Started 4 months ago | Discussions thread
DMillier Forum Pro • Posts: 22,861

There are (obviously) lots of waterfalls on the ring road. They throw up spray. You might want to think about how you protect your camera but also how to shoot something that is covered in spray. Quite a lot of my shots suffered both from the direct effects of spray (maybe a long lens hood?) and the indirect effects of mist in the air.

If you go to Mvatn, depending on the luck of the draw, the mozzies could be swarming. Head net compulsory. We were lucky back in 2009. Didn't like the hundreds of dead ducklings around the lake shore, however.

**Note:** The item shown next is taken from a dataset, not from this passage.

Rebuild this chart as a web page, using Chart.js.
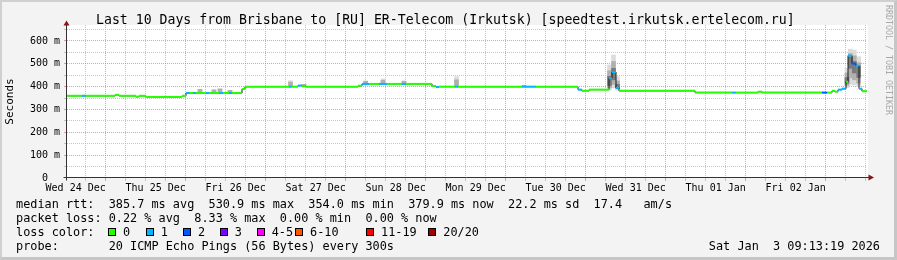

Everyone goes to Jökulsárlón but don't forget the beach in front of the lagoon. Small bergs float down the river and get stranded. Of course, I forgot. If you go counter-clockwise, as we did, there is another glacial lake before Jökulsárlón that may be less crowded.

It can be overcast and drizzly even in mid summer, be prepared for that. You get seemingly everlasting golden hour sunsets if you stay up late and the weather is good.

If you can time it so that you cross raised road over the mouth/outlet of the southern glacier in the Hof area at sunset, the black sand, mountains and geology can be mind blowing.

Driving around the fjordy bits can be tiring - in an out of all the twiddly bits, as Slartibartfast could have said. It's a good idea not to rush these bits, it takes a lot longer than you think.

Thing about the practicalities of driving and photographing in an environment where sometimes you want to stop every 10 metres and take a photo. Organise your gear for fast egress and ingress and consider your partner! Alternatively, just drive on past amazing photo-ops. I shot 10x more than I ever have before or since. That might be a problem with your prodigious output!

Respect the harsh landscape and try and avoid clambering all over the lava fields. They can look nice and green but life clings on grimly and needs all the nurturing it can get.

There are active eruptions at the moment.

Puffins can be found at Vik/Dyrholaey and other places but especially at Látrabjarg where they will literally walk up your lens. Is does mean lying on the ground at the cliff edge, however.

Iceland has gone from obscurity to hero shots for photographers in what seems like the blink of an eye, but it is still one of the great places of the world for photogs.